- [Material]:
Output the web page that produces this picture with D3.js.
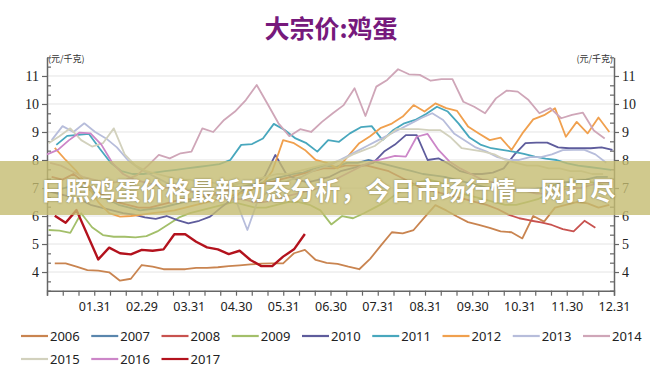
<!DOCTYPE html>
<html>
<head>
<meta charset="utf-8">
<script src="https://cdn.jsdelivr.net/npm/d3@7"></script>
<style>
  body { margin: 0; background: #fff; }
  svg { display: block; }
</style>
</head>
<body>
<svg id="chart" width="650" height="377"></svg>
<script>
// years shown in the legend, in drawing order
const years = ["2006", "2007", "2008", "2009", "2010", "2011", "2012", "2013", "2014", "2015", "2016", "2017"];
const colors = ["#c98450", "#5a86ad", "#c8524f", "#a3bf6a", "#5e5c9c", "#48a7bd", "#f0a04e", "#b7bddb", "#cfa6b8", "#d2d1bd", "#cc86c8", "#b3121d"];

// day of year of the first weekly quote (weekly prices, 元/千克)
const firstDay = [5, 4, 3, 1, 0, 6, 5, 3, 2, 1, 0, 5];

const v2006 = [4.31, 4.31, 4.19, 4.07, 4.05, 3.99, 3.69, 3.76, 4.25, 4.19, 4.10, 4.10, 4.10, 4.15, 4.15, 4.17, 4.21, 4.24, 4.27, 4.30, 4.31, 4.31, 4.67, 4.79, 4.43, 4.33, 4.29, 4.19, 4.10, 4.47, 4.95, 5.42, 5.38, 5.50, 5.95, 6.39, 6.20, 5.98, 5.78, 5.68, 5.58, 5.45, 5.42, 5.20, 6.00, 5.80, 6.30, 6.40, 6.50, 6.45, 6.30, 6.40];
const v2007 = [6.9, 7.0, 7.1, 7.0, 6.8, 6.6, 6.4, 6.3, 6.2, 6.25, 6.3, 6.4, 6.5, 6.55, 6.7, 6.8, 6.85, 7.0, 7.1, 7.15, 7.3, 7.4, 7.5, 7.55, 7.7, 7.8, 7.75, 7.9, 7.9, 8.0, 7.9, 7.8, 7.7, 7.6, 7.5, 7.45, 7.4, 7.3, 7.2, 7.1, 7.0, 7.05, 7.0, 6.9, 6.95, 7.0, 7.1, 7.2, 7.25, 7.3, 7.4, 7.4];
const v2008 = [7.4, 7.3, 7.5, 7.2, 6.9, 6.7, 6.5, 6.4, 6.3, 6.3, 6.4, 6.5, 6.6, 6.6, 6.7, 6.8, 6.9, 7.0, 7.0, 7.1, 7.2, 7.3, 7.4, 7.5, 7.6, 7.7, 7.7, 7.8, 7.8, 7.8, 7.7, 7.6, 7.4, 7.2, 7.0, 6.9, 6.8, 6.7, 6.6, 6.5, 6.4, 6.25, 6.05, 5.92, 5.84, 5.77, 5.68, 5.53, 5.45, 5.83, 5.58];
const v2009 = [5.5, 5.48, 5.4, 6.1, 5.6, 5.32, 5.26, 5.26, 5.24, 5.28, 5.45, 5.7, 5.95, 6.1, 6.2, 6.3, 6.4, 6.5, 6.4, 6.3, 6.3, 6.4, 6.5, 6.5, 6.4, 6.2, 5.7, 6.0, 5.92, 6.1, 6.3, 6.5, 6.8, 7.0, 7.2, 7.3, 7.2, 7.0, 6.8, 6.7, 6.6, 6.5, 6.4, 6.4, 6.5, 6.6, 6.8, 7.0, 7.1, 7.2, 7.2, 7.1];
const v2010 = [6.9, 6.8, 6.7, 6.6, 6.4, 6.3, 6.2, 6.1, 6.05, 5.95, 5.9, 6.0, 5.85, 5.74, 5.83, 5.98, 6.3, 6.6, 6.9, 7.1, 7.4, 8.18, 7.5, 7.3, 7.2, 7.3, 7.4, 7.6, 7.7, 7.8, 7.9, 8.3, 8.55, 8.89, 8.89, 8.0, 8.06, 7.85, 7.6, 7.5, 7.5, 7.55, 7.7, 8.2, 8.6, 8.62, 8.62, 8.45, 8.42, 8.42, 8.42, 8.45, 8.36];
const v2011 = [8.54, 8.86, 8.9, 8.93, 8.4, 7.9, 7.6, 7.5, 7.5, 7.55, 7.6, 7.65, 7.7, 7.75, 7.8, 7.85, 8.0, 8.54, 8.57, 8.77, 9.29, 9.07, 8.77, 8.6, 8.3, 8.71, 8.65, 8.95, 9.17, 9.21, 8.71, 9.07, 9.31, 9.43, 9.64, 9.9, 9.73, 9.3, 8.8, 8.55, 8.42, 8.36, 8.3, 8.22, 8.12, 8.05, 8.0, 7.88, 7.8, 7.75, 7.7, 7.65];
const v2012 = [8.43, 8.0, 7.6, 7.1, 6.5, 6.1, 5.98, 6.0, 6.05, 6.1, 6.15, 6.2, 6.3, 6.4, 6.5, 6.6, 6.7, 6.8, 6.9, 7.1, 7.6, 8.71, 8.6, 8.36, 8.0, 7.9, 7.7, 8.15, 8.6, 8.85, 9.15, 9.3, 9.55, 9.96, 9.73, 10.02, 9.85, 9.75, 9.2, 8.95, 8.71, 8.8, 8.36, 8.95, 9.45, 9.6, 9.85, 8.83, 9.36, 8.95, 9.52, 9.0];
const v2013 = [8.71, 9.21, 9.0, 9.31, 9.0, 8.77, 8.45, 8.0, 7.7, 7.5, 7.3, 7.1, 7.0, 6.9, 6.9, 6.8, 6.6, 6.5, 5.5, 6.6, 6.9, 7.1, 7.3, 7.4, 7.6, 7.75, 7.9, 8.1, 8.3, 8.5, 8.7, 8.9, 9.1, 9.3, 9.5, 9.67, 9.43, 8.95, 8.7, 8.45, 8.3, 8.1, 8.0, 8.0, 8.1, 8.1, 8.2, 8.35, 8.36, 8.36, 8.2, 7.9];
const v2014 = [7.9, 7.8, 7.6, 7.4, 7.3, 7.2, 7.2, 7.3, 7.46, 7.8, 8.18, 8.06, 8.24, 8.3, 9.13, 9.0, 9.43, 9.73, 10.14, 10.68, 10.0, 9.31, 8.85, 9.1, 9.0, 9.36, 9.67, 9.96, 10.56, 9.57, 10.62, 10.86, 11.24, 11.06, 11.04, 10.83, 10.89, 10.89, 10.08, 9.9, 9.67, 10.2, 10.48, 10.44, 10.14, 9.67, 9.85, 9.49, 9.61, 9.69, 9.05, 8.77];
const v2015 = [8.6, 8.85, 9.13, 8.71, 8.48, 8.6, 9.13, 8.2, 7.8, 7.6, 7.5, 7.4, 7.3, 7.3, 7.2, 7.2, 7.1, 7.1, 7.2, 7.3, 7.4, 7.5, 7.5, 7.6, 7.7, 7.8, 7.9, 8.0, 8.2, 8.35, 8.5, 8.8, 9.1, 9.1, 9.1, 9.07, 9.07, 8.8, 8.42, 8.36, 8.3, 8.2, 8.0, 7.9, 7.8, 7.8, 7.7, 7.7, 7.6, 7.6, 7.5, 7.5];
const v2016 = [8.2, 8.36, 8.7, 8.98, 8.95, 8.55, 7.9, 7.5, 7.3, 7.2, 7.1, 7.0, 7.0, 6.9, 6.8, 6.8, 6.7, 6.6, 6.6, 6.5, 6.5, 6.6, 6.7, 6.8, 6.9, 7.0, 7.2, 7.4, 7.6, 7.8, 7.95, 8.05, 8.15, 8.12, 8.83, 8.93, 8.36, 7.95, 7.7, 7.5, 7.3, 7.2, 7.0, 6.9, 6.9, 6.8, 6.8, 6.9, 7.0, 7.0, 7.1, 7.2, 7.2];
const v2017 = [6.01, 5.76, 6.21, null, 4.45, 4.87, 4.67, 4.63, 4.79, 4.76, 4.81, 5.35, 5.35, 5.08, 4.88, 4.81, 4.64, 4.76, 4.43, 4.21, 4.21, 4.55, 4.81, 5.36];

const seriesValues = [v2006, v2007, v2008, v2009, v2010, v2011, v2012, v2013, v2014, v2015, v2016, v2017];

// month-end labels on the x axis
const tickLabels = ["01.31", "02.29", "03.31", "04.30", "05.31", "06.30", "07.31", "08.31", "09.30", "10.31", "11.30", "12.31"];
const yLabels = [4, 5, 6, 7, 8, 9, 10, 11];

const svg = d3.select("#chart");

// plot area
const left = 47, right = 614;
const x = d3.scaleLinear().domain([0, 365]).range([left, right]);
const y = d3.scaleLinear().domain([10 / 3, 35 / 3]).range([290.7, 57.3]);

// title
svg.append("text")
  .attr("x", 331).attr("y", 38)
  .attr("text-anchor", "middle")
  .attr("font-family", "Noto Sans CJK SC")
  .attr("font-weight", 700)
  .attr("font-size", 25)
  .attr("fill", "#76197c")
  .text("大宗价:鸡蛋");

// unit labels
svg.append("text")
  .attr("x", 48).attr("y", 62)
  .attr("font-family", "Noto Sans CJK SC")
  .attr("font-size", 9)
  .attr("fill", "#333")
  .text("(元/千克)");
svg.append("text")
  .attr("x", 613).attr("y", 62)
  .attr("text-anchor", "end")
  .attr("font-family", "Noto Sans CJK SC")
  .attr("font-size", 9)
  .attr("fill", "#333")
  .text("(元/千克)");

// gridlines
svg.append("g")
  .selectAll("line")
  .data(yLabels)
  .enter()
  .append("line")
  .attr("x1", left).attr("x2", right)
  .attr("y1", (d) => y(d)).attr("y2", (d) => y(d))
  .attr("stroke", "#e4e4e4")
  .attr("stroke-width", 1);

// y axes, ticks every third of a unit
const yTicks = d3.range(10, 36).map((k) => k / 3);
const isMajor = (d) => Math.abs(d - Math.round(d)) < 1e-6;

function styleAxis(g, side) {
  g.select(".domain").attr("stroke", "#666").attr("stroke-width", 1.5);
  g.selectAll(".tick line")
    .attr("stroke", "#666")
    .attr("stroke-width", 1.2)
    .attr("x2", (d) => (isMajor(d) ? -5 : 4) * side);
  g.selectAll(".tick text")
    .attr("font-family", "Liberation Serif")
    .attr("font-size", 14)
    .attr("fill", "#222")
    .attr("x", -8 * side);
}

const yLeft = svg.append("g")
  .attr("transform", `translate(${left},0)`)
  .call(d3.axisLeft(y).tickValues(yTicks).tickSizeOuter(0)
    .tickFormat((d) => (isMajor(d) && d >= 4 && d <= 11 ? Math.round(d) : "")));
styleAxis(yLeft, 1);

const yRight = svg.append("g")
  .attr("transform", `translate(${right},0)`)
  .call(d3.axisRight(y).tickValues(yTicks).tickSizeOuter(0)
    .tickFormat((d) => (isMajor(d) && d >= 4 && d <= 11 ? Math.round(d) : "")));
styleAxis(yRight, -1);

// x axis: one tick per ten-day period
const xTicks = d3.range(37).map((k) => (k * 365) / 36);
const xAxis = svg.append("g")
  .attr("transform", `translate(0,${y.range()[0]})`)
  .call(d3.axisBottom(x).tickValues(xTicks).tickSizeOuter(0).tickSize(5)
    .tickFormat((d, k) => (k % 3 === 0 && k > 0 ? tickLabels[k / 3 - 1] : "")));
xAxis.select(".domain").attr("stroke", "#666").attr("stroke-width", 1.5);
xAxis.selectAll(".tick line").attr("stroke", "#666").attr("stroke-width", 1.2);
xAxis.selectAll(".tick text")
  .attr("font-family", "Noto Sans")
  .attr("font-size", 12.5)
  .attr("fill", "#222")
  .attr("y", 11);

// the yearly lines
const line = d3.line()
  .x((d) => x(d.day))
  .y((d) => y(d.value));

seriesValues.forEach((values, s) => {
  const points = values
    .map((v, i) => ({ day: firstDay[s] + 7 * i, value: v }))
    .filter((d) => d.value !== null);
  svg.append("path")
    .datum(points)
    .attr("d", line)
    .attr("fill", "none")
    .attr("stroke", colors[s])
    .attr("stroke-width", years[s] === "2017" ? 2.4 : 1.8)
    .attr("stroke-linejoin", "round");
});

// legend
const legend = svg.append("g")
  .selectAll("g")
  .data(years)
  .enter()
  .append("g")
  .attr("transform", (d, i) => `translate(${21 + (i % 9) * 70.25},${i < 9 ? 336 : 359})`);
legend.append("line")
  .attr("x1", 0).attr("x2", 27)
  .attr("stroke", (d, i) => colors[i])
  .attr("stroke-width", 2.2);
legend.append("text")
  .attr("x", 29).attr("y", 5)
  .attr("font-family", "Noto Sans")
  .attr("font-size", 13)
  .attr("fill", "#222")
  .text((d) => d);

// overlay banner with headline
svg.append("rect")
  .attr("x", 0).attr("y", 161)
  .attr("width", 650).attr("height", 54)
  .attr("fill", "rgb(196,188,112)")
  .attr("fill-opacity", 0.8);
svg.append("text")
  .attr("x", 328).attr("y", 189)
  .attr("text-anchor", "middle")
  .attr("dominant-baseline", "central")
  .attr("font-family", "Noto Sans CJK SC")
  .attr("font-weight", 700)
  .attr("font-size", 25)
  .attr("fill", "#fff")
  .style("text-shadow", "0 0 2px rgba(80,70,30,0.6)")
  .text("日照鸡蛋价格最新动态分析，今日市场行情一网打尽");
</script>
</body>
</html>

* * *

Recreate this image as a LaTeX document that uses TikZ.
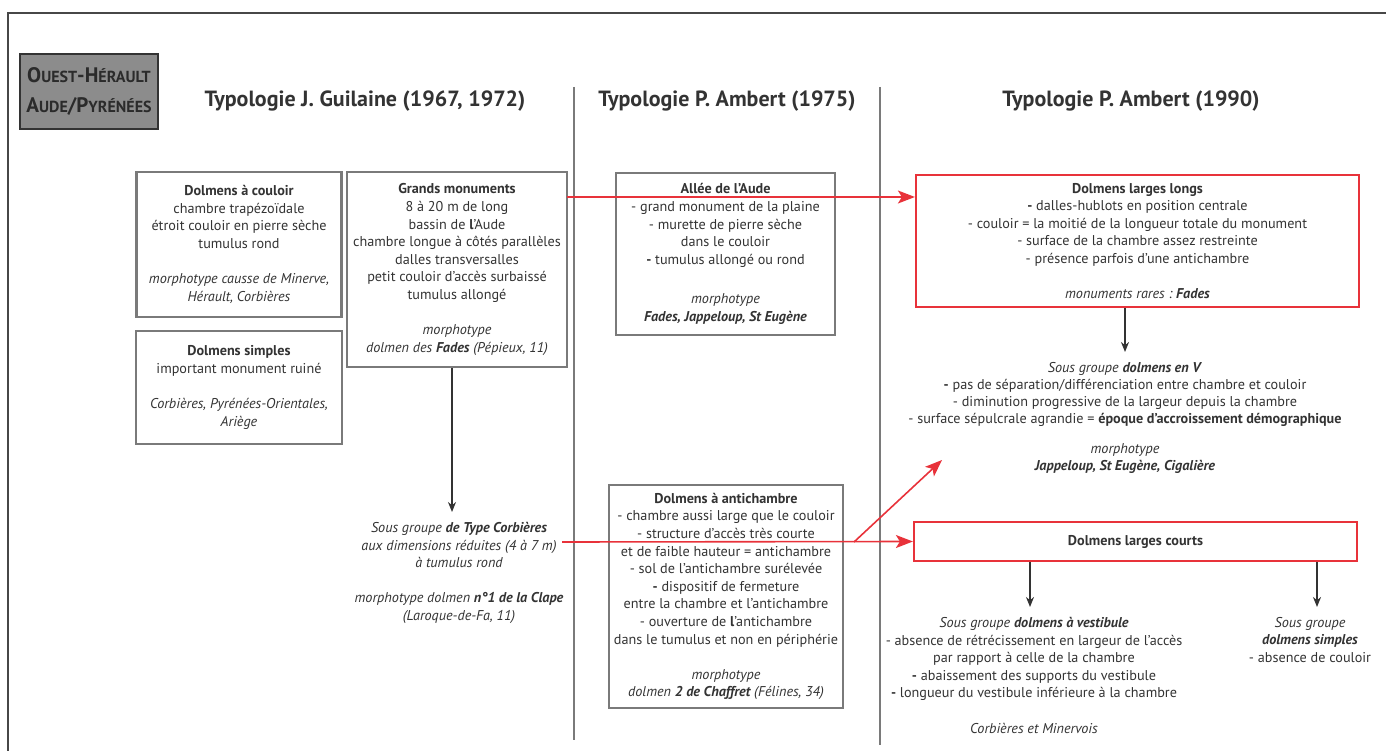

==

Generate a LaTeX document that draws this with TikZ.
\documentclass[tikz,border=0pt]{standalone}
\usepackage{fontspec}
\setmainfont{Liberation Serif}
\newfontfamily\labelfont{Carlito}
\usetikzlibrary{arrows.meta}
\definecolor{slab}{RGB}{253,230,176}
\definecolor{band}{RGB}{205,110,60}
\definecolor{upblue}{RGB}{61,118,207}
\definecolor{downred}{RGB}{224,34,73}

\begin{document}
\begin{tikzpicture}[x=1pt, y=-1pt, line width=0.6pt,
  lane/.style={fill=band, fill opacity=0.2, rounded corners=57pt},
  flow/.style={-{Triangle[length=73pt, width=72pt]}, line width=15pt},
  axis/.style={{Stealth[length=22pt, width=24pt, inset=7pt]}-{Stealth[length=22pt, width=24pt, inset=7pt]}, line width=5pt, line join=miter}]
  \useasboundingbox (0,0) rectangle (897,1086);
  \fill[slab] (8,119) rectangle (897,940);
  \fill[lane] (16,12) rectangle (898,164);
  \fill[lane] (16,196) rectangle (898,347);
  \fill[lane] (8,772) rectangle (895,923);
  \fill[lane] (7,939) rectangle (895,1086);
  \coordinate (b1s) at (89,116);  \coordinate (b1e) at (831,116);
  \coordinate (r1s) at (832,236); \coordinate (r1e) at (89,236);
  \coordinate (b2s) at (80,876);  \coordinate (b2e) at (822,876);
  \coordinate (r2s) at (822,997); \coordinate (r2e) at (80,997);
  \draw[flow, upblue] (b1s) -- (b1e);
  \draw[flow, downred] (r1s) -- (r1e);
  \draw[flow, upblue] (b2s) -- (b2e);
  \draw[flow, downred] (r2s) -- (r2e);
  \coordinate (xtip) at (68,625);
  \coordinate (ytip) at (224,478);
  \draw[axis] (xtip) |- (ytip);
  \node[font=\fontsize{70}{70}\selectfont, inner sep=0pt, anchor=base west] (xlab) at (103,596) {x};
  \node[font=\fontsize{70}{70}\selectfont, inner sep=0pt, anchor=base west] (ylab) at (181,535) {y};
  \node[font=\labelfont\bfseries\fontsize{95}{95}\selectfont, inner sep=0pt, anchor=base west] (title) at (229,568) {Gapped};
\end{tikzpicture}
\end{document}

- [Stated problem]: Return every line holding the word "that" from the records.

- [Written answer]:
Output the web page that produces this picture with D3.js.
Recreate this image as a LaTeX document that uses TikZ.
Generate a LaTeX document that draws this with TikZ.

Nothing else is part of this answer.